You made a mistake. What angle (in radians) are you taking the cosine of?

3. Dec 1, 2005

Oh I'm sorry, I forgot to include the pi in the equation.

4. Dec 1, 2005

### Staff: Mentor

So I assume you corrected your mistake?

5. Dec 1, 2005

Oh I haven't, I just forgot to include it when I posted the problem. I still do not understand why I am not getting the right answer when all I have to do is plug in 4.0 for T.

6. Dec 1, 2005

### mezarashi

I think if you just take a look at the trigonometric function itself, it should be no surprise to you that any integer value of t will result in the cosine function returning 0.

7. Dec 2, 2005

### Staff: Mentor

mezarashi explained it, but your real mistake is using a calculator to solve this.

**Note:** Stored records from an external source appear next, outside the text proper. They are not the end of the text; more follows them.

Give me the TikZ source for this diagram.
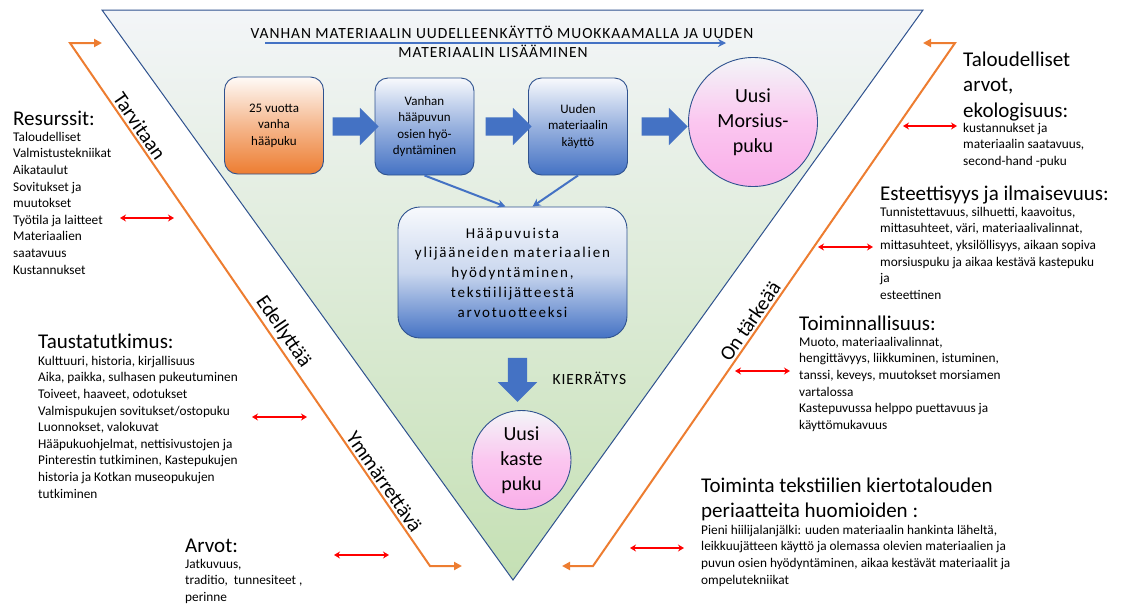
\documentclass[tikz,border=0pt]{standalone}
\usepackage{fontspec}
\setmainfont{Carlito}
\newfontfamily\titlefont{Carlito}[LetterSpace=6]
\newfontfamily\widefont{Carlito}[LetterSpace=12]
\usetikzlibrary{shapes.arrows,arrows.meta}
\definecolor{frameblue}{HTML}{2F528F}
\definecolor{boxblue}{HTML}{4472C4}
\definecolor{lineorange}{HTML}{ED7D31}
\definecolor{paleblue}{HTML}{F3F5F8}
\definecolor{palegreen}{HTML}{C5E0B4}
\definecolor{dresspink}{HTML}{F9AEE9}
\definecolor{arrowred}{HTML}{FF0000}

\begin{document}
\begin{tikzpicture}[x=1pt, y=-1pt,
	stepbox/.style={draw=frameblue, line width=0.9pt, rounded corners=13pt, minimum width=99pt, minimum height=97pt, align=center,
		font=\fontsize{13}{16.5}\selectfont, shade, top color=#1!4!white, bottom color=#1, middle color=#1!55!white},
	dress/.style={draw=frameblue, line width=0.9pt, circle, inner sep=0pt, align=center, font=\fontsize{20}{25}\selectfont,
		shade, top color=paleblue, bottom color=dresspink, middle color=dresspink!70!white},
	blockarr/.style={single arrow, fill=boxblue, inner xsep=0pt, inner ysep=9pt, minimum height=46pt, single arrow head extend=9.5pt},
	hd/.style={anchor=north west, align=left, inner sep=0pt, font=\fontsize{21}{25.5}\selectfont},
	itm/.style={anchor=north west, align=left, inner sep=0pt, font=\fontsize{13.3}{16.6}\selectfont},
	oline/.style={draw=lineorange, line width=2pt, {Triangle[length=8pt,width=8pt]}-{Triangle[length=8pt,width=8pt]}},
	redarr/.style={draw=arrowred, line width=2pt, {Stealth[length=6pt,width=7pt]}-{Stealth[length=6pt,width=7pt]}},
	lab/.style={sloped, above, inner sep=3pt, font=\fontsize{20.5}{24}\selectfont},
	feed/.style={draw=boxblue, line width=2pt, -{Stealth[length=8pt,width=8pt]}}]
	\useasboundingbox (0,0) rectangle (1125,606);

	% funnel
	\coordinate (tl) at (102,10);
	\coordinate (tr) at (923,10);
	\coordinate (apex) at (513,580);
	\path[draw=frameblue, line width=1pt, top color=paleblue, bottom color=palegreen] (tl) -- (tr) -- (apex) -- cycle;

	% title
	\node[anchor=base, font=\titlefont\fontsize{15.5}{19}\selectfont] (ttl1) at (502,38) {VANHAN MATERIAALIN UUDELLEENKÄYTTÖ MUOKKAAMALLA JA UUDEN};
	\node[anchor=base, font=\titlefont\fontsize{15.5}{19}\selectfont] (ttl2) at (493,57) {MATERIAALIN LISÄÄMINEN};
	\coordinate (ts) at (265,43);
	\coordinate (te) at (726,43);
	\draw[feed] (ts) -- (te);

	% steps
	\node[stepbox=lineorange] (old) at (274,125.5) {25 vuotta\\vanha\\hääpuku};
	\node[stepbox=boxblue] (parts) at (424.5,126.5) {Vanhan\\hääpuvun\\osien hyö-\\dyntäminen};
	\node[stepbox=boxblue] (newmat) at (578,126.5) {Uuden\\materiaalin\\käyttö};
	\node[dress, minimum size=129pt] (bride) at (753,122) {Uusi\\Morsius-\\puku};
	\node[blockarr] (a1) at (351,126.5) {};
	\node[blockarr] (a2) at (504,126.5) {};
	\node[blockarr] (a3) at (660,126.5) {};

	\node[stepbox=boxblue, minimum width=229pt, minimum height=131pt, rounded corners=22pt, font=\widefont\fontsize{15}{19.7}\selectfont,
		middle color=boxblue!28!white] (reuse) at (512.5,272.5) {Hääpuvuista\\ylijääneiden materiaalien\\hyödyntäminen,\\tekstiilijätteestä\\arvotuotteeksi};
	\draw[feed] (parts.south) -- ([xshift=-7pt]reuse.north);
	\draw[feed] (newmat.south) -- ([xshift=20pt]reuse.north);

	\node[blockarr, inner ysep=9.5pt, single arrow head extend=10pt, minimum height=44pt, rotate=-90] (down) at (517.5,375) {};
	\node[anchor=west, font=\titlefont\fontsize{15.5}{19}\selectfont] (recyc) at (549,378) {KIERRÄTYS};
	\node[dress, minimum size=99pt] (baby) at (521.5,460) {Uusi\\kaste\\puku};

	% orange brackets
	\coordinate (lt) at (102,43);
	\coordinate (lc) at (70,43);
	\coordinate (lb) at (430,566);
	\coordinate (le) at (462,566);
	\draw[oline] (lt) -- (lc) -- (lb) -- (le);
	\path (lc) -- (lb) node[lab, pos=0.17] (need) {Tarvitaan} node[lab, pos=0.565] (req) {Edellyttää} node[lab, pos=0.85] (und) {Ymmärrettävä};
	\coordinate (rt) at (923,43);
	\coordinate (rc) at (955,43);
	\coordinate (rb) at (593,566);
	\coordinate (re) at (562,566);
	\draw[oline] (rt) -- (rc) -- (rb) -- (re);
	\path (rb) -- (rc) node[lab, pos=0.457] (imp) {On tärkeää};

	% red links
	\foreach \a/\b/\y [count=\i] in {120/174/218, 252/307/417, 334/389/555, 903/957/126, 818/873/247, 735/790/371, 630/684/548}{
		\coordinate (ra\i) at (\a,\y);
		\coordinate (rb\i) at (\b,\y);
		\draw[redarr] (ra\i) -- (rb\i);
	}

	% left texts
	\node[hd] (res) at (13,110.5) {Resurssit:};
	\node[itm] (resl) at (13,131.8) {Taloudelliset\\Valmistustekniikat\\Aikataulut\\Sovitukset ja\\muutokset\\Työtila ja laitteet\\Materiaalien\\saatavuus\\Kustannukset};
	\node[hd] (bg) at (38,334) {Taustatutkimus:};
	\node[itm] (bgl) at (38,355.8) {Kulttuuri, historia, kirjallisuus\\Aika, paikka, sulhasen pukeutuminen\\Toiveet, haaveet, odotukset\\Valmispukujen sovitukset/ostopuku\\Luonnokset, valokuvat\\Hääpukuohjelmat, nettisivustojen ja\\Pinterestin tutkiminen, Kastepukujen\\historia ja Kotkan museopukujen\\tutkiminen};
	\node[hd] (val) at (185,538.4) {Arvot:};
	\node[itm] (vall) at (185,558.8) {Jatkuvuus,\\traditio,\ \ tunnesiteet ,\\perinne};

	% right texts
	\node[hd] (eco) at (963,51.3) {Taloudelliset\\arvot,\\ekologisuus:};
	\node[itm] (ecol) at (963,122.8) {kustannukset ja\\materiaalin saatavuus,\\second-hand -puku};
	\node[hd] (aes) at (880,185.3) {Esteettisyys ja ilmaisevuus:};
	\node[itm] (aesl) at (880,206.8) {Tunnistettavuus, silhuetti, kaavoitus,\\mittasuhteet, väri, materiaalivalinnat,\\mittasuhteet, yksilöllisyys, aikaan sopiva\\morsiuspuku ja aikaa kestävä kastepuku\\ja\\esteettinen};
	\node[hd] (fun) at (799,315.3) {Toiminnallisuus:};
	\node[itm] (funl) at (799,336.8) {Muoto, materiaalivalinnat,\\hengittävyys, liikkuminen, istuminen,\\tanssi, keveys, muutokset morsiamen\\vartalossa\\Kastepuvussa helppo puettavuus ja\\käyttömukavuus};
	\node[hd, font=\fontsize{21}{25}\selectfont] (circ) at (701,477.3) {Toiminta tekstiilien kiertotalouden\\periaatteita huomioiden :};
	\node[itm] (circl) at (701,524.8) {Pieni hiilijalanjälki: uuden materiaalin hankinta läheltä,\\leikkuujätteen käyttö ja olemassa olevien materiaalien ja\\puvun osien hyödyntäminen, aikaa kestävät materiaalit ja\\ompelutekniikat};
\end{tikzpicture}
\end{document}
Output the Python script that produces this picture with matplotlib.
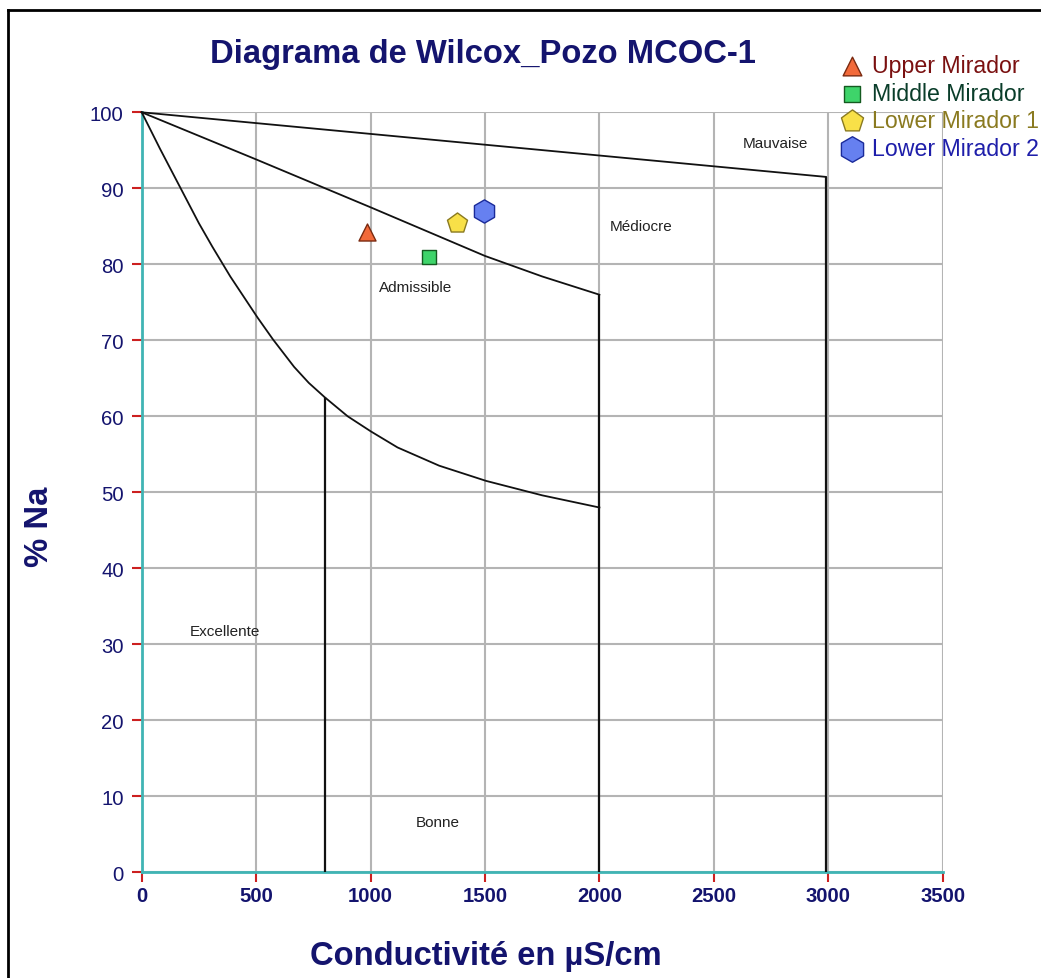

If you just looked at the equation, you'd see that plugging in T = 4 sec gives you an angle of pi/2 radians. What's the cosine of pi/2 radians (or 90 degrees)? (Note that 8 1/2 pi radians is equivalent to pi/2 radians since the trig functions are periodic over 2 pi radians.)

Your calculator answer was "correct": 6E^-13 is pretty close to zero! (Round it off.)

Last edited: Dec 2, 2005
8. Dec 2, 2005